Ein Rundum-Schutz während des gesamten Arbeitstages besteht allerdings nicht: Der Versicherungsschutz umfasst nur Tätigkeiten, die in unmittelbarem Zusammenhang mit der Arbeit stehen. Dazu zählen zum Beispiel auch Wege von und zur Toilette, aber nicht die Verrichtung der Notdurft selbst.

Ähnlich sieht es mit der Mittagspause aus: Der Weg von und zur Kantine ist versichert, mit dem Durchschreiten der Kantinentür endet der Schutz. Wer auswärts isst ist ebenfalls nur auf dem Weg durch die Gesetzliche Unfallversicherung geschützt, nicht während des Aufenthalts im Lokal.

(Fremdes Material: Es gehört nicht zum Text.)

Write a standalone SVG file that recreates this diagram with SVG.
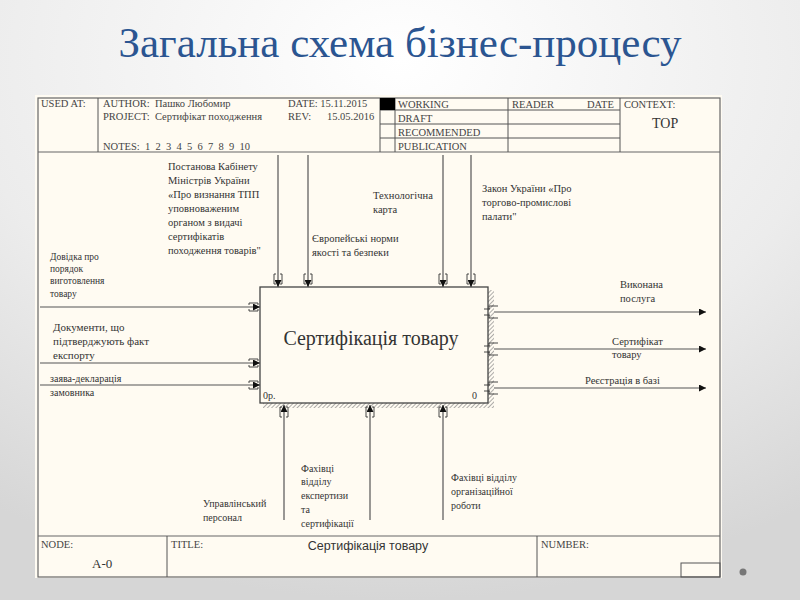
<svg xmlns="http://www.w3.org/2000/svg" width="800" height="600" viewBox="0 0 800 600">
<defs>
<radialGradient id="bg" cx="0.5" cy="0.1" r="0.9">
<stop offset="0" stop-color="#ffffff"/>
<stop offset="0.6" stop-color="#ececec"/>
<stop offset="1" stop-color="#d6d6d6"/>
</radialGradient>
<pattern id="hatch" width="3" height="3" patternUnits="userSpaceOnUse" patternTransform="rotate(45)">
<rect width="3" height="3" fill="#fffbf2"/>
<line x1="0" y1="0" x2="0" y2="3" stroke="#777" stroke-width="1.2"/>
</pattern>
<marker id="arr" viewBox="0 0 10 10" refX="10" refY="5" markerWidth="9" markerHeight="7" markerUnits="userSpaceOnUse" orient="auto">
<path d="M0,0 L10,5 L0,10 z" fill="#111"/>
</marker>
</defs>
<style>
.ln{stroke:#555;stroke-width:1;fill:none}
.fr{stroke:#666;stroke-width:1.2;fill:none}
.ar{stroke:#555;stroke-width:1.2;fill:none}
.br{stroke:#333;stroke-width:0.9;fill:none}
.t{font-family:"Liberation Serif","Times New Roman",serif;fill:#333}
.h{font-family:"Liberation Serif","Times New Roman",serif;font-size:10.5px;fill:#444;white-space:pre}
</style>
<rect width="800" height="600" fill="url(#bg)"/>
<circle cx="743" cy="572" r="3.5" fill="#777"/>
<text x="400" y="57" text-anchor="middle" font-family="Liberation Serif, Times New Roman, serif" font-size="43" fill="#2b5591">Загальна схема бізнес-процесу</text>

<g id="frame">
<rect x="35" y="95" width="687" height="483" fill="#fffbf2"/>
<rect x="38" y="98" width="682" height="479" class="fr"/>
<line x1="38" y1="152" x2="720" y2="152" class="fr"/>
<line x1="38" y1="536" x2="720" y2="536" class="fr"/>
<line x1="98" y1="98" x2="98" y2="152" class="ln"/>
<line x1="380" y1="98" x2="380" y2="152" class="ln"/>
<line x1="395" y1="98" x2="395" y2="152" class="ln"/>
<line x1="508" y1="98" x2="508" y2="152" class="ln"/>
<line x1="620" y1="98" x2="620" y2="152" class="ln"/>
<line x1="380" y1="110" x2="620" y2="110" class="ln"/>
<line x1="380" y1="124" x2="620" y2="124" class="ln"/>
<line x1="380" y1="138" x2="620" y2="138" class="ln"/>
<rect x="380" y="98" width="15" height="12" fill="#000"/>
<line x1="167" y1="536" x2="167" y2="577" class="ln"/>
<line x1="537" y1="536" x2="537" y2="577" class="ln"/>
<rect x="681" y="563" width="39" height="14" class="ln"/>
<text class="h" x="41" y="107">USED AT:</text>
<text class="h" x="103" y="107">AUTHOR:  Пашко Любомир</text>
<text class="h" x="103" y="120">PROJECT:  Сертифікат походження</text>
<text class="h" x="103" y="150">NOTES:  1  2  3  4  5  6  7  8  9  10</text>
<text class="h" x="288" y="107">DATE: 15.11.2015</text>
<text class="h" x="288" y="120">REV:      15.05.2016</text>
<text class="h" x="398" y="108">WORKING</text>
<text class="h" x="398" y="122">DRAFT</text>
<text class="h" x="398" y="136">RECOMMENDED</text>
<text class="h" x="398" y="150">PUBLICATION</text>
<text class="h" x="512" y="108">READER</text>
<text class="h" x="587" y="108">DATE</text>
<text class="h" x="624" y="108">CONTEXT:</text>
<text class="t" x="652" y="128" font-size="14">TOP</text>
<text class="h" x="41" y="548" font-size="9.5">NODE:</text>
<text class="t" x="92" y="568" font-size="13">A-0</text>
<text class="h" x="171" y="548" font-size="9.5">TITLE:</text>
<text x="368" y="550" text-anchor="middle" font-family="Liberation Sans, Arial, sans-serif" font-size="12.5" fill="#333">Сертифікація товару</text>
<text class="h" x="541" y="548" font-size="9.5">NUMBER:</text>
</g>

<g id="box">
<rect x="488" y="290" width="6" height="118" fill="url(#hatch)"/>
<rect x="263" y="403" width="231" height="5" fill="url(#hatch)"/>
<rect x="260" y="287" width="228" height="116" fill="#fffbf2" stroke="#444" stroke-width="1.3"/>
<text class="t" x="371" y="345" text-anchor="middle" font-size="20">Сертифікація товару</text>
<text class="t" x="263" y="399" font-size="10">0р.</text>
<text class="t" x="472" y="399" font-size="10">0</text>
</g>

<g id="connectors">
<line x1="278" y1="155" x2="278" y2="287" class="ar" marker-end="url(#arr)"/>
<line x1="308" y1="155" x2="308" y2="287" class="ar" marker-end="url(#arr)"/>
<line x1="443" y1="155" x2="443" y2="287" class="ar" marker-end="url(#arr)"/>
<line x1="471" y1="155" x2="471" y2="287" class="ar" marker-end="url(#arr)"/>
<line x1="40" y1="307" x2="260" y2="307" class="ar" marker-end="url(#arr)"/>
<line x1="40" y1="363" x2="260" y2="363" class="ar" marker-end="url(#arr)"/>
<line x1="40" y1="385" x2="260" y2="385" class="ar" marker-end="url(#arr)"/>
<line x1="494" y1="312" x2="706" y2="312" class="ar" marker-end="url(#arr)"/>
<line x1="494" y1="349" x2="706" y2="349" class="ar" marker-end="url(#arr)"/>
<line x1="494" y1="388" x2="706" y2="388" class="ar" marker-end="url(#arr)"/>
<line x1="284" y1="520" x2="284" y2="405" class="ar" marker-end="url(#arr)"/>
<line x1="370" y1="520" x2="370" y2="405" class="ar" marker-end="url(#arr)"/>
<line x1="443" y1="520" x2="443" y2="405" class="ar" marker-end="url(#arr)"/>
<path class="br" d="M274,274 v10 h2 M282,274 v10 h-2 M274,274 h2 M282,274 h-2"/>
<path class="br" d="M304,274 v10 h2 M312,274 v10 h-2 M304,274 h2 M312,274 h-2"/>
<path class="br" d="M439,274 v10 h2 M447,274 v10 h-2 M439,274 h2 M447,274 h-2"/>
<path class="br" d="M467,274 v10 h2 M475,274 v10 h-2 M467,274 h2 M475,274 h-2"/>
<path class="br" d="M249,303 h9 v2 M249,311 h9 v-2 M249,303 v2 M249,311 v-2"/>
<path class="br" d="M249,359 h9 v2 M249,367 h9 v-2 M249,359 v2 M249,367 v-2"/>
<path class="br" d="M249,381 h9 v2 M249,389 h9 v-2 M249,381 v2 M249,389 v-2"/>
<path class="br" d="M498,306 h-9 v3 M498,318 h-9 v-3 M484,309 h6 M484,315 h6"/>
<path class="br" d="M498,343 h-9 v3 M498,355 h-9 v-3 M484,346 h6 M484,352 h6"/>
<path class="br" d="M498,382 h-9 v3 M498,394 h-9 v-3 M484,385 h6 M484,391 h6"/>
<path class="br" d="M280,417 v-10 h2 M288,417 v-10 h-2 M280,417 h2 M288,417 h-2"/>
<path class="br" d="M366,417 v-10 h2 M374,417 v-10 h-2 M366,417 h2 M374,417 h-2"/>
<path class="br" d="M439,417 v-10 h2 M447,417 v-10 h-2 M439,417 h2 M447,417 h-2"/>
</g>

<g id="labels" class="t">
<text x="168" y="170" font-size="10.5">Постанова Кабінету</text>
<text x="168" y="184" font-size="10.5">Міністрів України</text>
<text x="168" y="198" font-size="10.5">«Про визнання ТПП</text>
<text x="168" y="212" font-size="10.5">уповноваженим</text>
<text x="168" y="226" font-size="10.5">органом з видачі</text>
<text x="168" y="240" font-size="10.5">сертифікатів</text>
<text x="168" y="254" font-size="10.5">походження товарів"</text>
<text x="373" y="199" font-size="10.5">Технологічна</text>
<text x="373" y="213" font-size="10.5">карта</text>
<text x="312" y="242" font-size="10.5">Європейські норми</text>
<text x="312" y="256" font-size="10.5">якості та безпеки</text>
<text x="482" y="192" font-size="10.5">Закон України «Про</text>
<text x="482" y="206" font-size="10.5">торгово-промислові</text>
<text x="482" y="220" font-size="10.5">палати"</text>
<text x="50" y="260" font-size="9.5">Довідка про</text>
<text x="50" y="272" font-size="9.5">порядок</text>
<text x="50" y="284" font-size="9.5">виготовлення</text>
<text x="50" y="297" font-size="9.5">товару</text>
<text x="53" y="331" font-size="11">Документи, що</text>
<text x="53" y="345" font-size="11">підтверджують факт</text>
<text x="53" y="359" font-size="11">експорту</text>
<text x="50" y="382" font-size="10">заява-декларація</text>
<text x="50" y="396" font-size="10">замовника</text>
<text x="620" y="288" font-size="10.5">Виконана</text>
<text x="620" y="302" font-size="10.5">послуга</text>
<text x="612" y="345" font-size="10.5">Сертифікат</text>
<text x="612" y="358" font-size="10.5">товару</text>
<text x="585" y="384" font-size="10.5">Реєстрація в базі</text>
<text x="203" y="507" font-size="10">Управлінський</text>
<text x="203" y="521" font-size="10">персонал</text>
<text x="301" y="472" font-size="10">Фахівці</text>
<text x="301" y="485" font-size="10">відділу</text>
<text x="301" y="499" font-size="10">експертизи</text>
<text x="301" y="513" font-size="10">та</text>
<text x="301" y="527" font-size="10">сертифікації</text>
<text x="451" y="481" font-size="10">Фахівці відділу</text>
<text x="451" y="495" font-size="10">організаційної</text>
<text x="451" y="509" font-size="10">роботи</text>
</g>
</svg>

Gar kein Versicherungsschutz besteht, wenn jemand in der Pause das Betriebsgelände verlässt, um private Besorgungen zu erledigen – es sei denn, er kauft Nahrungsmittel, die er alsbald am Arbeitsplatz verzehren möchte, um seine Arbeitsfähigkeit zu erhalten. Aber auch dann gilt, siehe oben: der Weg ist versichert, der Einkauf selbst nicht. Grundsätzlich nicht versichert sind Spaziergänge während der Pause.

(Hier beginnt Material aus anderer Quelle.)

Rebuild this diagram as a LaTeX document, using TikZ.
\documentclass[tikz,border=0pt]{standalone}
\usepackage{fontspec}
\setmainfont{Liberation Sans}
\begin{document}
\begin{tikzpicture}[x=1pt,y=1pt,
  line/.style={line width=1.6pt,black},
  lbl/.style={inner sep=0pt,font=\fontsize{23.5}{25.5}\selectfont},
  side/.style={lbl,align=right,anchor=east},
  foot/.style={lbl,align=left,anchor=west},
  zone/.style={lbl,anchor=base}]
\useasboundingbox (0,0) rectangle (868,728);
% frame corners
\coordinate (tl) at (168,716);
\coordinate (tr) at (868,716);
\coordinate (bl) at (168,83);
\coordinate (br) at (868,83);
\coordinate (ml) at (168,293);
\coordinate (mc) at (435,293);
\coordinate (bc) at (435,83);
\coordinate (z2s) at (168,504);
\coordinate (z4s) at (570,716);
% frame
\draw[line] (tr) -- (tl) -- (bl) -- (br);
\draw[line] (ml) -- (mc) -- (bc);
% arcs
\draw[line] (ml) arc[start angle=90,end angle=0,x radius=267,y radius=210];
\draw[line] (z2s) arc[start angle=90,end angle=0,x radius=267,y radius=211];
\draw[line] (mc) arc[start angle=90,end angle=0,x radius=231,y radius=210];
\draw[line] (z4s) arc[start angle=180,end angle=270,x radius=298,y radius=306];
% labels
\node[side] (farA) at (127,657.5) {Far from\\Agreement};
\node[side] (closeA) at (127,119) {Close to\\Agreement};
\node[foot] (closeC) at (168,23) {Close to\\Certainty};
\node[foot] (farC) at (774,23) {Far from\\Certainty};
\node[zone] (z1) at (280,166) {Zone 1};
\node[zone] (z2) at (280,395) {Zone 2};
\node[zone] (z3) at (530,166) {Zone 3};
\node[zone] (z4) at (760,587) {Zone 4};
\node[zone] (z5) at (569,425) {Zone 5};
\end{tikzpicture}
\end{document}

Sturz im Hotelzimmer? Pech gehabt!

Weniger erfolgreich mit seiner Klage ist ein Ingenieur, der auf einer Dienstreise im Hotel gestürzt ist. Er wollte nachts auf die Toilette gehen, hat sich mit den Füßen im Bettüberwurf verhakt und bei dem darauf folgenden Sturz einen Wirbel gebrochen. Weil der geplante Toilettengang keinen Zusammenhang mit seiner Tätigkeit als Ingenieur habe und sowohl Bettüberwurf als auch Toilette keine gefährlichen Einrichtungen des Hotelzimmers darstellen war das kein Arbeitsunfall, urteilt das Sozialgericht Düsseldorf.

Versicherungsschutz nur für Nahrungsaufnahme

Nach dem Mittagessen schnell noch die Wäsche abholen: Das wurde einer Arbeitnehmerin zum Verhängnis. Sie war auf dem Weg zu einem Fast-Food-Restaurant, um sich ihr Mittagessen zu besorgen, als sie auf einer Treppe stürzte und sich eine Halsmarkquetschung zuzieht. Kein Arbeitsunfall, entscheidet das Landessozialgericht Darmstadt: Da die Frau auch eine direkt neben dem Lokal liegende Wäscherei aufsuchen wollte ließe sich nicht beweisen, dass die Nahrungsaufnahme und nicht die private Besorgung im Vordergrund gestanden habe. Über die Gesetzliche Unfallversicherung sind Wege in der Mittagspause nur dann versichert, wenn sie der Nahrungsaufnahme dienen.